> _Goal_
Can the data below be set down again exactly, line for line?

#### Source data

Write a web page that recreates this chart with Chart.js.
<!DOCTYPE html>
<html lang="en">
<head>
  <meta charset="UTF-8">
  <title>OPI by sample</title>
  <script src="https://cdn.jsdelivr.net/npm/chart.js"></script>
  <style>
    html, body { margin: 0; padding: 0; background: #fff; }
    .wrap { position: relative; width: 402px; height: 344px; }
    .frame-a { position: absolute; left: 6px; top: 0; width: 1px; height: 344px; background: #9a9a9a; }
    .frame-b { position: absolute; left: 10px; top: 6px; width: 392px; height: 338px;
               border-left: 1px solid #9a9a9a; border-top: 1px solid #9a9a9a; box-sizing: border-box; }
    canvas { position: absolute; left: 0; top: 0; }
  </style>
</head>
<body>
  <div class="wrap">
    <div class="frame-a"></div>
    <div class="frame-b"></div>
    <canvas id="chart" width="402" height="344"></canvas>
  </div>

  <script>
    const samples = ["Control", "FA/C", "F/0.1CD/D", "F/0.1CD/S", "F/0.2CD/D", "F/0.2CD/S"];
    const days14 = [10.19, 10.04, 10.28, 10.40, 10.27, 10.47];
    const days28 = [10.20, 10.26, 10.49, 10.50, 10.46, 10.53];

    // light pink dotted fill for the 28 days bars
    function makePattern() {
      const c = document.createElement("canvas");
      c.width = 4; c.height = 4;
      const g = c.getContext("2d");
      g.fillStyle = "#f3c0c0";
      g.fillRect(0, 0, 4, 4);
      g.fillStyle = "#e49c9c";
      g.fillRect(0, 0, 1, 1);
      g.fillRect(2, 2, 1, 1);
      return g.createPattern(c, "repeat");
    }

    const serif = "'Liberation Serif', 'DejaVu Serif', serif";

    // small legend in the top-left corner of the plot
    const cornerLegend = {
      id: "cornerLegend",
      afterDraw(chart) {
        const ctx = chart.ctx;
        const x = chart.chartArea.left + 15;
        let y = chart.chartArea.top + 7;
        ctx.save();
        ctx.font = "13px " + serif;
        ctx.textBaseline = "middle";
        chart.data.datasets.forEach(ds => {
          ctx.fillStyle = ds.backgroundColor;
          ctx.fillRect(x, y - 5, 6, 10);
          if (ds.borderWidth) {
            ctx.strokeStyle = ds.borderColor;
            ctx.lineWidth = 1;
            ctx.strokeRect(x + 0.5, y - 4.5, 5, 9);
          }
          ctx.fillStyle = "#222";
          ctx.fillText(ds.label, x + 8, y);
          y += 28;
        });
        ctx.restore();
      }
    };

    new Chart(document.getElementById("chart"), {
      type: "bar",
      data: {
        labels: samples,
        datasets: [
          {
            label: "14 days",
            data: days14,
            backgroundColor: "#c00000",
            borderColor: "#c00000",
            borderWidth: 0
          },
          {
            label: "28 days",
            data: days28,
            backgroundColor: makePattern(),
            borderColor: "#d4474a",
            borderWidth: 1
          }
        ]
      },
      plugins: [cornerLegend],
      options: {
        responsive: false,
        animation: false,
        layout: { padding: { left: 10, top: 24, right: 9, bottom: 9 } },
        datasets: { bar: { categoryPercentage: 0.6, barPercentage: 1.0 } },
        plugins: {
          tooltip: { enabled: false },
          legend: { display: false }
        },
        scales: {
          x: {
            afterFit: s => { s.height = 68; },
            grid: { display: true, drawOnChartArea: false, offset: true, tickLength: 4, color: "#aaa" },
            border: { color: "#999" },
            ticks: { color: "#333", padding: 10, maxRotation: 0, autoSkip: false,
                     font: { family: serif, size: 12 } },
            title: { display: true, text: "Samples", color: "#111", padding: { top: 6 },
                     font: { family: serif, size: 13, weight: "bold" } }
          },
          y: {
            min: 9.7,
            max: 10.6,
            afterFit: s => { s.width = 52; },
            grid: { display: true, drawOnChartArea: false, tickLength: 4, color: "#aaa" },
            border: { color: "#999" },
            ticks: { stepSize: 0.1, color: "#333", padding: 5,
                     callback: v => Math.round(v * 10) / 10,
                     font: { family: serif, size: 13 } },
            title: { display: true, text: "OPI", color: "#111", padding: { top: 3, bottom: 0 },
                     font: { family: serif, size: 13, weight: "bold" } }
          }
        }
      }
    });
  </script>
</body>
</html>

########

> _Task response_
Write a web page that recreates this chart with Chart.js.
<!DOCTYPE html>
<html lang="en">
<head>
  <meta charset="UTF-8">
  <title>OPI by sample</title>
  <script src="https://cdn.jsdelivr.net/npm/chart.js"></script>
  <style>
    html, body { margin: 0; padding: 0; background: #fff; }
    .wrap { position: relative; width: 402px; height: 344px; }
    .frame-a { position: absolute; left: 6px; top: 0; width: 1px; height: 344px; background: #9a9a9a; }
    .frame-b { position: absolute; left: 10px; top: 6px; width: 392px; height: 338px;
               border-left: 1px solid #9a9a9a; border-top: 1px solid #9a9a9a; box-sizing: border-box; }
    canvas { position: absolute; left: 0; top: 0; }
  </style>
</head>
<body>
  <div class="wrap">
    <div class="frame-a"></div>
    <div class="frame-b"></div>
    <canvas id="chart" width="402" height="344"></canvas>
  </div>

  <script>
    const samples = ["Control", "FA/C", "F/0.1CD/D", "F/0.1CD/S", "F/0.2CD/D", "F/0.2CD/S"];
    const days14 = [10.19, 10.04, 10.28, 10.40, 10.27, 10.47];
    const days28 = [10.20, 10.26, 10.49, 10.50, 10.46, 10.53];

    // light pink dotted fill for the 28 days bars
    function makePattern() {
      const c = document.createElement("canvas");
      c.width = 4; c.height = 4;
      const g = c.getContext("2d");
      g.fillStyle = "#f3c0c0";
      g.fillRect(0, 0, 4, 4);
      g.fillStyle = "#e49c9c";
      g.fillRect(0, 0, 1, 1);
      g.fillRect(2, 2, 1, 1);
      return g.createPattern(c, "repeat");
    }

    const serif = "'Liberation Serif', 'DejaVu Serif', serif";

    // small legend in the top-left corner of the plot
    const cornerLegend = {
      id: "cornerLegend",
      afterDraw(chart) {
        const ctx = chart.ctx;
        const x = chart.chartArea.left + 15;
        let y = chart.chartArea.top + 7;
        ctx.save();
        ctx.font = "13px " + serif;
        ctx.textBaseline = "middle";
        chart.data.datasets.forEach(ds => {
          ctx.fillStyle = ds.backgroundColor;
          ctx.fillRect(x, y - 5, 6, 10);
          if (ds.borderWidth) {
            ctx.strokeStyle = ds.borderColor;
            ctx.lineWidth = 1;
            ctx.strokeRect(x + 0.5, y - 4.5, 5, 9);
          }
          ctx.fillStyle = "#222";
          ctx.fillText(ds.label, x + 8, y);
          y += 28;
        });
        ctx.restore();
      }
    };

    new Chart(document.getElementById("chart"), {
      type: "bar",
      data: {
        labels: samples,
        datasets: [
          {
            label: "14 days",
            data: days14,
            backgroundColor: "#c00000",
            borderColor: "#c00000",
            borderWidth: 0
          },
          {
            label: "28 days",
            data: days28,
            backgroundColor: makePattern(),
            borderColor: "#d4474a",
            borderWidth: 1
          }
        ]
      },
      plugins: [cornerLegend],
      options: {
        responsive: false,
        animation: false,
        layout: { padding: { left: 10, top: 24, right: 9, bottom: 9 } },
        datasets: { bar: { categoryPercentage: 0.6, barPercentage: 1.0 } },
        plugins: {
          tooltip: { enabled: false },
          legend: { display: false }
        },
        scales: {
          x: {
            afterFit: s => { s.height = 68; },
            grid: { display: true, drawOnChartArea: false, offset: true, tickLength: 4, color: "#aaa" },
            border: { color: "#999" },
            ticks: { color: "#333", padding: 10, maxRotation: 0, autoSkip: false,
                     font: { family: serif, size: 12 } },
            title: { display: true, text: "Samples", color: "#111", padding: { top: 6 },
                     font: { family: serif, size: 13, weight: "bold" } }
          },
          y: {
            min: 9.7,
            max: 10.6,
            afterFit: s => { s.width = 52; },
            grid: { display: true, drawOnChartArea: false, tickLength: 4, color: "#aaa" },
            border: { color: "#999" },
            ticks: { stepSize: 0.1, color: "#333", padding: 5,
                     callback: v => Math.round(v * 10) / 10,
                     font: { family: serif, size: 13 } },
            title: { display: true, text: "OPI", color: "#111", padding: { top: 3, bottom: 0 },
                     font: { family: serif, size: 13, weight: "bold" } }
          }
        }
      }
    });
  </script>
</body>
</html>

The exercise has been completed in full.